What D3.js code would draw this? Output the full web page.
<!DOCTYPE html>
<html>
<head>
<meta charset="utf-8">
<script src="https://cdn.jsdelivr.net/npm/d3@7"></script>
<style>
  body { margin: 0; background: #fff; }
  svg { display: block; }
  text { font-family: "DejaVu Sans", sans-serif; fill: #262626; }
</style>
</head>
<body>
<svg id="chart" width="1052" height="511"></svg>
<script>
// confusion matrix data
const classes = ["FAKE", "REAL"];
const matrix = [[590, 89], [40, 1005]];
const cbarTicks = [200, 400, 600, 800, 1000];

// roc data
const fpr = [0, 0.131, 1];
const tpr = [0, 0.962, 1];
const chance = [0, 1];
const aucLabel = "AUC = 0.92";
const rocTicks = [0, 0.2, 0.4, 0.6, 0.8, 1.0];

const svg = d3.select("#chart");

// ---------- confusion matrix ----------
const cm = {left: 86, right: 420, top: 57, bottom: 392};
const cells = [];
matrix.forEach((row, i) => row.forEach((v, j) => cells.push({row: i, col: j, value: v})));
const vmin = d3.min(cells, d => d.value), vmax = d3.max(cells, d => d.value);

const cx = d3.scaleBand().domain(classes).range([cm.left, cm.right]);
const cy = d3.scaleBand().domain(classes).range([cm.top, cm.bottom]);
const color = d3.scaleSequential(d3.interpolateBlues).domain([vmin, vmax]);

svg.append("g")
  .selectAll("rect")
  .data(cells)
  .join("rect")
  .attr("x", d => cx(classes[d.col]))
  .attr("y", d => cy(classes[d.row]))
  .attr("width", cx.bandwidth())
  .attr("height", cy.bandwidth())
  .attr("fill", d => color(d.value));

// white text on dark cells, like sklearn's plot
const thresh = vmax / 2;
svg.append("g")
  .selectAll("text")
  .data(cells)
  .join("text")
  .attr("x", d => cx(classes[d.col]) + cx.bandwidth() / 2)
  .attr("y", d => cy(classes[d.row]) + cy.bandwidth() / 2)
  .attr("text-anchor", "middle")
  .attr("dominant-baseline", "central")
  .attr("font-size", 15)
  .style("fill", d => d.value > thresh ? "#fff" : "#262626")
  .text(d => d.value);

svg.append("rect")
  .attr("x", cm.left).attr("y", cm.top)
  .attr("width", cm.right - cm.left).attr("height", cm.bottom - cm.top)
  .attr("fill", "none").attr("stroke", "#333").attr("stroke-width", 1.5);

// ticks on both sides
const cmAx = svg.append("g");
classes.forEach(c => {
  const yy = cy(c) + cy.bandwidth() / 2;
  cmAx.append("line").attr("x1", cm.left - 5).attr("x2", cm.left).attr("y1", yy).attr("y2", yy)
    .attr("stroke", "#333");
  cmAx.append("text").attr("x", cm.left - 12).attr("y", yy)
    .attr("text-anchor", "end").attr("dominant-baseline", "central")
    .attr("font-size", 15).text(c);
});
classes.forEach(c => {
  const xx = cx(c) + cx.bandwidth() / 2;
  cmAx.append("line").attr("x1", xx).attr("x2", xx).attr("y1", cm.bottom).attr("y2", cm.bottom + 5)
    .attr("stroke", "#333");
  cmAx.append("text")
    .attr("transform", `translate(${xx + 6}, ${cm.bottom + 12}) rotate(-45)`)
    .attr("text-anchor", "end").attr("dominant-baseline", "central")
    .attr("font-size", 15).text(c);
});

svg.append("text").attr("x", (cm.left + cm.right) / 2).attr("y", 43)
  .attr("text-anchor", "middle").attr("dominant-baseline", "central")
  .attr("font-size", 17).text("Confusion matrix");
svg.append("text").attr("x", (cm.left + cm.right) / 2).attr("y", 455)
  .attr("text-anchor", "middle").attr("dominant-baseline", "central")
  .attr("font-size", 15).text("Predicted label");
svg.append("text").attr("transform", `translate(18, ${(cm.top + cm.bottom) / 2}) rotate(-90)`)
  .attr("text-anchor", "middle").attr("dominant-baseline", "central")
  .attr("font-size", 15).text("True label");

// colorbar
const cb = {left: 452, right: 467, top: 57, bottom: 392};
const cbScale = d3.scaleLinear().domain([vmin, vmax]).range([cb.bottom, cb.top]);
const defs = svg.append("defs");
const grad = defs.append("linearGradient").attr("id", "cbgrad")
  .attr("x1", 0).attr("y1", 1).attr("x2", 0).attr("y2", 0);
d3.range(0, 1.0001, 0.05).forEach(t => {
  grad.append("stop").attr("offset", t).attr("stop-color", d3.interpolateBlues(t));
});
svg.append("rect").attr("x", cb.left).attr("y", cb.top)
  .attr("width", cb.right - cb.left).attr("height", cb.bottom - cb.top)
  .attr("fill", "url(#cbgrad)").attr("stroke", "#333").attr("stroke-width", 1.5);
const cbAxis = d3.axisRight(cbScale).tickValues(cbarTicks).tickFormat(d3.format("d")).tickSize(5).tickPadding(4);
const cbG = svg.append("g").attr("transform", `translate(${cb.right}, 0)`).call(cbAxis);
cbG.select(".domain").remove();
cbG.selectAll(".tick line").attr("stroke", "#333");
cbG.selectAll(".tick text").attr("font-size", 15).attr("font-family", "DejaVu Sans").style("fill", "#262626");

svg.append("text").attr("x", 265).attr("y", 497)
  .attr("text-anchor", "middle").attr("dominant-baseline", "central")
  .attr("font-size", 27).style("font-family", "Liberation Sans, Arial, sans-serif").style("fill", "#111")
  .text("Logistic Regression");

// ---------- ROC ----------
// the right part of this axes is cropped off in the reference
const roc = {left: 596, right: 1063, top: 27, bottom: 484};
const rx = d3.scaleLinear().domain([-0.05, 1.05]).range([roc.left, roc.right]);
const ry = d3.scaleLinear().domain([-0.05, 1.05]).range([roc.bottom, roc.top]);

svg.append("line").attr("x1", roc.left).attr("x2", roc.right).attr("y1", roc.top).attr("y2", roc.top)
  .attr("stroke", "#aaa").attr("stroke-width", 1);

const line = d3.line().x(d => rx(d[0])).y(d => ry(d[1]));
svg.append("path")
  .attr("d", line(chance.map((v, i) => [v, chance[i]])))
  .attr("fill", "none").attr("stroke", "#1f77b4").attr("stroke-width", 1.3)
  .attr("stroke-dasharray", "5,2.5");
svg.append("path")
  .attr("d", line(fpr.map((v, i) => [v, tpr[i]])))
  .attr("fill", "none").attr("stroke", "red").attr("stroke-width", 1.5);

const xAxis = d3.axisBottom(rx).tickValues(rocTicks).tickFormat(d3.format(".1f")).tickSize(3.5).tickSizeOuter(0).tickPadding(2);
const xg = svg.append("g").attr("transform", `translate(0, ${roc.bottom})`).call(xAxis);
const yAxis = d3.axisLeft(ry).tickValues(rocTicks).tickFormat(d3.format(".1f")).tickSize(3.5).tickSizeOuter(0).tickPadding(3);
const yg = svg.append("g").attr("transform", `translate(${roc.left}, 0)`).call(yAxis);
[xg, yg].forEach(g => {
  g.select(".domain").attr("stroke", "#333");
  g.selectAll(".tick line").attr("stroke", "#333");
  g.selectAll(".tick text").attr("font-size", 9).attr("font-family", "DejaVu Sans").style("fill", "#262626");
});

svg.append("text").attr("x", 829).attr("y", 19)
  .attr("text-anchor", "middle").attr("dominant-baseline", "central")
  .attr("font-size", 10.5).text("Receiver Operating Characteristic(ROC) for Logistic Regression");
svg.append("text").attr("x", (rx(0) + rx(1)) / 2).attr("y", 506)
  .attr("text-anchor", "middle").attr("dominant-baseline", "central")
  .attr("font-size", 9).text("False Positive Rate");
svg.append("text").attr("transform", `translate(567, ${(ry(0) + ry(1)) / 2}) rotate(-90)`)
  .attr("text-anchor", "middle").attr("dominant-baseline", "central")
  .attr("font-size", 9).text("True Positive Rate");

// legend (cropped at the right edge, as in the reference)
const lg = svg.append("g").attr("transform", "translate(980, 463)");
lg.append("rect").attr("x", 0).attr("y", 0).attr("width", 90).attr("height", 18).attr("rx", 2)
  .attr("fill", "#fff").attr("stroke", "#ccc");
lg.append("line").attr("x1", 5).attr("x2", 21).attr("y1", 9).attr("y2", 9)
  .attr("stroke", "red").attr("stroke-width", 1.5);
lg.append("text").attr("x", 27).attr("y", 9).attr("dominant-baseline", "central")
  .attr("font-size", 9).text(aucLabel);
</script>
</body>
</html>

-------------------------

Written exercise: Filter the listing above by the word "this"; copy each line that passes.

Expected output:
What D3.js code would draw this? Output the full web page.
// the right part of this axes is cropped off in the reference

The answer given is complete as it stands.